Ganhador do Troféu Caymmi, em 1993, Dionorina também comenta a falta de incentivo que o gênero recebe no país mesmo com tantos precursores reconhecidos mundo afora. “O reggae do Brasil em geral, não só na Bahia é uma música que vive à margem, porque denuncia, conscientiza; então assim, às vezes os grandes veículos e alguns governos não oportunizam”. 

O futuro da Raiz 

A música reggae faz parte hoje da identidade brasileira, junto ao samba e a bossa nova que inspiraram gerações. O gênero foi forte suficiente para sobreviver a falta de incentivo e a marginalização do seu público ao longo dos anos.
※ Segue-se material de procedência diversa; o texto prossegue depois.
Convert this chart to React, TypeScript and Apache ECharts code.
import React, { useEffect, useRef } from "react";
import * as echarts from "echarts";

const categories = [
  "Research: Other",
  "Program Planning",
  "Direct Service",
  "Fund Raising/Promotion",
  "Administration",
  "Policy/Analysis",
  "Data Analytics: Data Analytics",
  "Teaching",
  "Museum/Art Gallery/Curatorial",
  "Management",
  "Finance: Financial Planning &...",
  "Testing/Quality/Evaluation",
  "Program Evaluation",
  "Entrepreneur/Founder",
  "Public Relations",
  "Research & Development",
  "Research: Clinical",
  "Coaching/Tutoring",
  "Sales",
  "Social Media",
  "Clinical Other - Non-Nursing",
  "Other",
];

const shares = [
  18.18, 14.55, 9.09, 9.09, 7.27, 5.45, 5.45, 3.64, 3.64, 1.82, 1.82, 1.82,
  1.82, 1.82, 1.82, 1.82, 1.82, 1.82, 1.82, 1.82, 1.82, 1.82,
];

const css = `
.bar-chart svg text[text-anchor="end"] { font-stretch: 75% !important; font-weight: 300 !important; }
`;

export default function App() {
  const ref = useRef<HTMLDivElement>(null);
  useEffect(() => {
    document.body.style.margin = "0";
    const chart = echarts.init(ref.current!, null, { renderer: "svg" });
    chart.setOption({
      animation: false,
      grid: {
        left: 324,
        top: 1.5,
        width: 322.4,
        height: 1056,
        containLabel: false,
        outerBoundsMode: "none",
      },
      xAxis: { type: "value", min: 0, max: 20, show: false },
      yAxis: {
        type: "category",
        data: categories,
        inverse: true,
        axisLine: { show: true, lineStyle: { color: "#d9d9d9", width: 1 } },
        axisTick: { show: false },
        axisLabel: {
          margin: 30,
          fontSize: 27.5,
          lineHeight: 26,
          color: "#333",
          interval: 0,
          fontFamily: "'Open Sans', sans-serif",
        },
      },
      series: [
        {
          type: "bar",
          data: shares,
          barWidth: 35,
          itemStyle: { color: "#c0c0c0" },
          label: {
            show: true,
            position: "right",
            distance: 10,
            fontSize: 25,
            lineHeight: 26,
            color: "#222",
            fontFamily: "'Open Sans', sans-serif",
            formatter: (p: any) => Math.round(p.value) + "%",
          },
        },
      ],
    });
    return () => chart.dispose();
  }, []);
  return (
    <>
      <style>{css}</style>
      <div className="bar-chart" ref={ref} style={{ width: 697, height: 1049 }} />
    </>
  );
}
Assim como a essência do reggae raiz traz a resistência e emancipação para a população através das suas práticas, isso acontece também com o próprio género que resiste para sobreviver em meio a estilos mais monetários. 
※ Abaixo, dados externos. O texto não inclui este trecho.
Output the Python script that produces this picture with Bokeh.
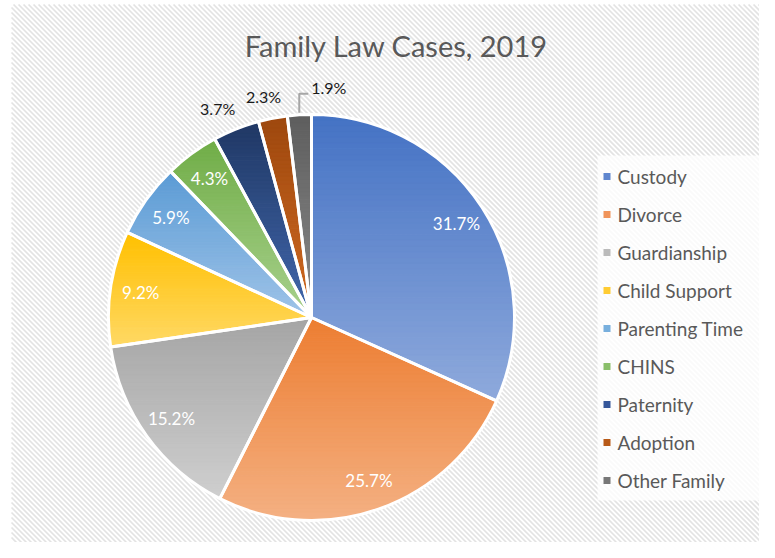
import math
from bokeh.plotting import figure
from bokeh.models import Range1d
from bokeh.core.properties import value
from bokeh.embed import file_html
from bokeh.resources import INLINE

# ---------------- data ----------------
categories = ["Custody", "Divorce", "Guardianship", "Child Support", "Parenting Time",
              "CHINS", "Paternity", "Adoption", "Other Family"]
shares = [31.7, 25.7, 15.2, 9.2, 5.9, 4.3, 3.7, 2.3, 1.9]
title_text = "Family Law Cases, 2019"

colors_top = ["#4472C4", "#ED7D31", "#A5A5A5", "#FFC000", "#5B9BD5",
              "#70AD47", "#203864", "#9E480E", "#5E5E5E"]
colors_bottom = ["#8FAADC", "#F4B183", "#CFCFCF", "#FFD966", "#A0C4E8",
                 "#A9D18E", "#4268AE", "#D06A22", "#8A8A8A"]
colors_legend = ["#5F86CE", "#F0945A", "#BBBBBB", "#FFCC33", "#78AFDD",
                 "#8ABF6A", "#35579A", "#B85A18", "#777777"]

# ---------------- layout (1 data unit = 1 px) ----------------
W, H = 759, 542
CX, CY, R = 311, 225, 203
FONT = "Lato"

p = figure(width=W, height=H, output_backend="svg", toolbar_location=None,
           x_range=Range1d(0, W), y_range=Range1d(0, H), min_border=0)
p.axis.visible = False
p.grid.visible = False
p.outline_line_color = None
p.background_fill_color = "white"
p.border_fill_color = "white"

# hatched chart background (diagonal "\" stripes)
LEFT, TOP = 11, 538
hx0, hy0, hx1, hy1 = [], [], [], []
c = LEFT - TOP
while c < W + 5:
    x_start, y_start = c, TOP
    if x_start < LEFT:
        y_start = TOP - (LEFT - x_start)
        x_start = LEFT
    x_end, y_end = c + TOP, 0
    if y_start > 0:
        hx0.append(x_start)
        hy0.append(y_start)
        hx1.append(x_end)
        hy1.append(y_end)
    c += 5
p.segment(x0=hx0, y0=hy0, x1=hx1, y1=hy1, line_color="#e3e3e3", line_width=1.7)

# legend panel
p.quad(left=[597], right=[760], bottom=[42], top=[387], fill_color="white",
       fill_alpha=0.8, line_color=None)


def hex2rgb(h):
    h = h.lstrip("#")
    return tuple(int(h[i:i + 2], 16) for i in (0, 2, 4))


def mix(c1, c2, t):
    a, b = hex2rgb(c1), hex2rgb(c2)
    return "#%02x%02x%02x" % tuple(int(round(a[k] + (b[k] - a[k]) * t)) for k in range(3))


def polar(a, r):
    return CX + r * math.sin(a), CY + r * math.cos(a)


def clip(poly, y0, y1):
    def clip_half(pts, keep, yb):
        out = []
        n = len(pts)
        for i in range(n):
            cur, prv = pts[i], pts[i - 1]
            ic, ip = keep(cur[1]), keep(prv[1])
            if ic:
                if not ip:
                    t = (yb - prv[1]) / (cur[1] - prv[1])
                    out.append((prv[0] + t * (cur[0] - prv[0]), yb))
                out.append(cur)
            elif ip:
                t = (yb - prv[1]) / (cur[1] - prv[1])
                out.append((prv[0] + t * (cur[0] - prv[0]), yb))
        return out
    pts = clip_half(poly, lambda y: y >= y0, y0)
    if not pts:
        return []
    return clip_half(pts, lambda y: y <= y1, y1)


total = sum(shares)
starts, ends = [], []
acc = 0.0
for v in shares:
    starts.append(acc / total * 2 * math.pi)
    acc += v
    ends.append(acc / total * 2 * math.pi)

# gradient slices (vertical gradient per slice)
xs, ys, cols = [], [], []
NB = 50
for i in range(len(shares)):
    a0, a1 = starts[i], ends[i]
    n = max(4, int((a1 - a0) / (2 * math.pi) * 400))
    poly = [(CX, CY)] + [polar(a0 + (a1 - a0) * k / n, R) for k in range(n + 1)]
    ymin = min(q[1] for q in poly)
    ymax = max(q[1] for q in poly)
    step = (ymax - ymin) / NB
    for b in range(NB):
        yb0 = ymin + b * step
        yb1 = yb0 + step + 0.6
        piece = clip(poly, yb0, yb1)
        if len(piece) < 3:
            continue
        t = 1 - (yb0 + step / 2 - ymin) / (ymax - ymin)
        xs.append([q[0] for q in piece])
        ys.append([q[1] for q in piece])
        cols.append(mix(colors_top[i], colors_bottom[i], t))
p.patches(xs=xs, ys=ys, fill_color=cols, line_color=cols, line_width=0.6)

# white separators / outline
p.wedge(x=CX, y=CY, radius=R,
        start_angle=[math.pi / 2 - s for s in starts],
        end_angle=[math.pi / 2 - e for e in ends],
        direction="clock", fill_alpha=0, line_color="white", line_width=3)

# percentage labels
labels = [f"{v:.1f}%" for v in shares]
mids = [(s + e) / 2 for s, e in zip(starts, ends)]
n_inside = 6
ix, iy = [], []
for i in range(n_inside):
    x, y = polar(mids[i], R * 0.85)
    ix.append(x)
    iy.append(y)
p.text(x=ix, y=iy, text=labels[:n_inside], text_color="white", text_font=value(FONT),
       text_font_size="17px", text_align="center", text_baseline="middle")

# outside labels (Paternity, Adoption)
nudges = [-14, -7]
ox, oy = [], []
for k, i in enumerate(range(6, 8)):
    x, y = polar(mids[i], R + 12)
    ox.append(x + nudges[k])
    oy.append(y)
p.text(x=ox, y=oy, text=labels[6:8], text_color="#1a1a1a", text_font=value(FONT),
       text_font_size="16px", text_align="center", text_baseline="bottom")

# leader line label (Other Family)
sx, sy = polar(mids[8], R + 2)
ex, ey = sx, sy + 19
p.line(x=[sx, ex, ex + 9], y=[sy, ey, ey], line_color="#A6A6A6", line_width=2)
p.text(x=[ex + 12], y=[ey + 6], text=[labels[8]], text_color="#1a1a1a", text_font=value(FONT),
       text_font_size="16px", text_align="left", text_baseline="middle")

# title
p.text(x=[396], y=[497], text=[title_text], text_color="#595959", text_font=value(FONT),
       text_font_size="29px", text_align="center", text_baseline="alphabetic")

# legend
ly = [366 - 38 * i for i in range(len(categories))]
p.rect(x=[606.5] * len(categories), y=ly, width=7, height=7, fill_color=colors_legend,
       line_color=None)
p.text(x=[617] * len(categories), y=ly, text=categories, text_color="#595959",
       text_font=value(FONT), text_font_size="19px", text_align="left", text_baseline="middle")

open("out.html", "w").write(file_html(p, INLINE))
Na Micareta de Feira 2023, a prefeitura deu continuidade ao espaço Jota Morbeck, espaço dedicado exclusivamente para o público do reggae. Este ano, trouxe a atração internacional Andrew Tosh, filho de Peter Tosh, lendário cantor do reggae internacional. Apesar disso, o espaço ainda é criticado por ser afastado do circuito principal da festa, onde os cantores poderiam ser mais reconhecidos pelo público em geral.

Ainda assim, o estilo não deixa de trabalhar suas fundamentações e reconhecer a sua história através dessas lendas vivas que ainda lutam para proteger e valorizar a cultura negra do país. Jorge de Angélica possui mais de 200 composições ao longo dos seus 40 anos de carreira e continua a produzir reflexões para o cotidiano do povo feirense. Recentemente lançou o clipe “Gari”, onde trabalhou a importância dos trabalhadores da limpeza pública. 

Em companhia de Tonho Dionorina, os dois estrelaram na quinta (11) o documentário “Reggae Resistência”, que será exibido pela TV Educativa, às 22h.